The federal government will help pay for a new footbridge over the Rideau Canal connecting Fifth Avenue and Clegg Street, one of dozens of local projects to benefit from a $1.49-billion transit infrastructure fund detailed Tuesday.
Ottawa MP Catherine McKenna rode her bike to Tuesday's announcement at the future site of the pedestrian bridge, where shovels should be in the ground by the fall of 2017.
The federal government will contribute $10.5 million — half of the cost of the long-planned footbridge project — to join the Glebe and Old Ottawa East.
That was just one of 57 projects in Ottawa that will share the city's $156-million portion of this first round of federal infrastructure money, which is focused on transit-related projects. The city is expected to match the federal contribution to each project.
Among the other major projects in Ottawa to receive federal funding:
- $45 million for early works and preliminary engineering for Stage 2 of the city's LRT project.
- $20 million to acquire two train sets.
- $15 million related to bus detours during LRT construction.
- $6.8 million to purchase 17 new buses for OC Transpo.
- $6 million for the design of the Baseline transit corridor (Bayshore to Billings).
- $5.5 million to improve tracks at a rail intersection.
- $4.35 million for "transit priority projects."
- $2.5 million to replace a transit structure on Mann Avenue.
- $2.25 million for "smartbus" infrastructure on buses.
- $2.15 million for renewing multi-use pathways in various locations.
- $2 million for various cycling routes in rural areas.
Feds, Ontario sign deal
Earlier Tuesday morning in Barrie, Ont., Prime Minister Justin Trudeau and Ontario Premier Kathleen Wynne announced the federal treasury will open its coffers and begin distributing $1.49 billion worth of transit infrastructure funding among cities in Ontario for track upgrades, new buses, shelters and upgrades to stations.
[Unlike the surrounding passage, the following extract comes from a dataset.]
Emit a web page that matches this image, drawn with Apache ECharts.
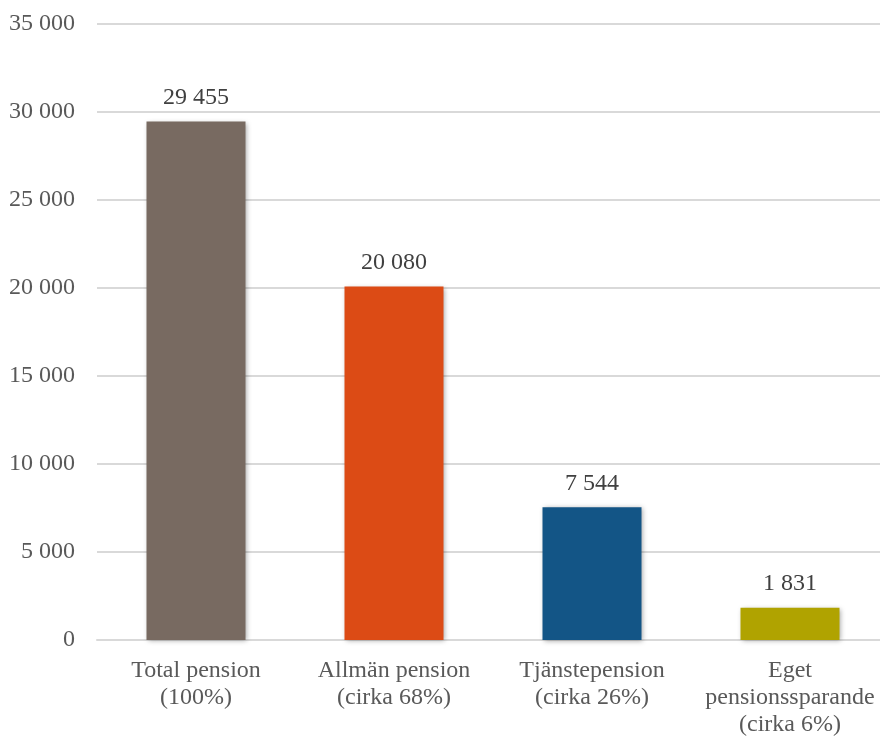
<!DOCTYPE html>
<html>
<head>
<meta charset="utf-8">
<script src="https://cdn.jsdelivr.net/npm/echarts@6/dist/echarts.min.js"></script>
<style>
  html, body { margin: 0; padding: 0; background: #ffffff; }
  #chart { width: 880px; height: 736px; }
</style>
</head>
<body>
<div id="chart"></div>
<script>
// Pension composition, SEK per month
const categories = [
  'Total pension\n(100%)',
  'Allmän pension\n(cirka 68%)',
  'Tjänstepension\n(cirka 26%)',
  'Eget\npensionssparande\n(cirka 6%)'
];
const values = [29455, 20080, 7544, 1831];
const barColors = ['#786a61', '#dc4b15', '#135586', '#b0a300'];

const yMin = 0;
const yMax = 35000;
const yStep = 5000;

// Swedish thousands separator (space)
function fmt(v) {
  return String(v).replace(/\B(?=(\d{3})+(?!\d))/g, ' ');
}

const font = '"Liberation Serif", "DejaVu Serif", serif';

const chart = echarts.init(document.getElementById('chart'), null, { renderer: 'canvas' });
chart.setOption({
  animation: false,
  backgroundColor: '#ffffff',
  grid: {
    left: 97, top: 24, width: 792, height: 616,
    containLabel: false,
    outerBoundsMode: 'none'
  },
  xAxis: {
    type: 'category',
    data: categories,
    axisLine: { show: true, lineStyle: { color: '#d9d9d9', width: 2 } },
    axisTick: { show: false },
    axisLabel: {
      interval: 0,
      margin: 17,
      color: '#595959',
      fontFamily: font,
      fontSize: 24,
      lineHeight: 27
    }
  },
  yAxis: {
    type: 'value',
    min: yMin,
    max: yMax,
    interval: yStep,
    axisLine: { show: false },
    axisTick: { show: false },
    splitLine: { lineStyle: { color: '#d9d9d9', width: 2 } },
    axisLabel: {
      margin: 22,
      color: '#595959',
      fontFamily: font,
      fontSize: 24,
      formatter: v => fmt(v)
    }
  },
  series: [{
    type: 'bar',
    barWidth: 99,
    data: values.map((v, i) => ({
      value: v,
      itemStyle: { color: barColors[i] }
    })),
    itemStyle: {
      shadowBlur: 5,
      shadowColor: 'rgba(0,0,0,0.35)',
      shadowOffsetX: 1,
      shadowOffsetY: 1
    },
    label: {
      show: true,
      position: 'top',
      distance: 12,
      color: '#404040',
      fontFamily: font,
      fontSize: 24,
      formatter: p => fmt(p.value)
    }
  }]
});
</script>
</body>
</html>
The money is part of the first phase of a $60-billion infrastructure funding plan to pay for projects nationwide over the next 10 years.
This round of funding will cover $688 million worth of projects in five Ontario cities — including Ottawa — lined up to be the first recipients of the dedicated transit funding.
The federal funds can be used against up to half the costs of eligible projects; the funding is retroactive to April 1 to cover any costs cities and provinces have incurred since then.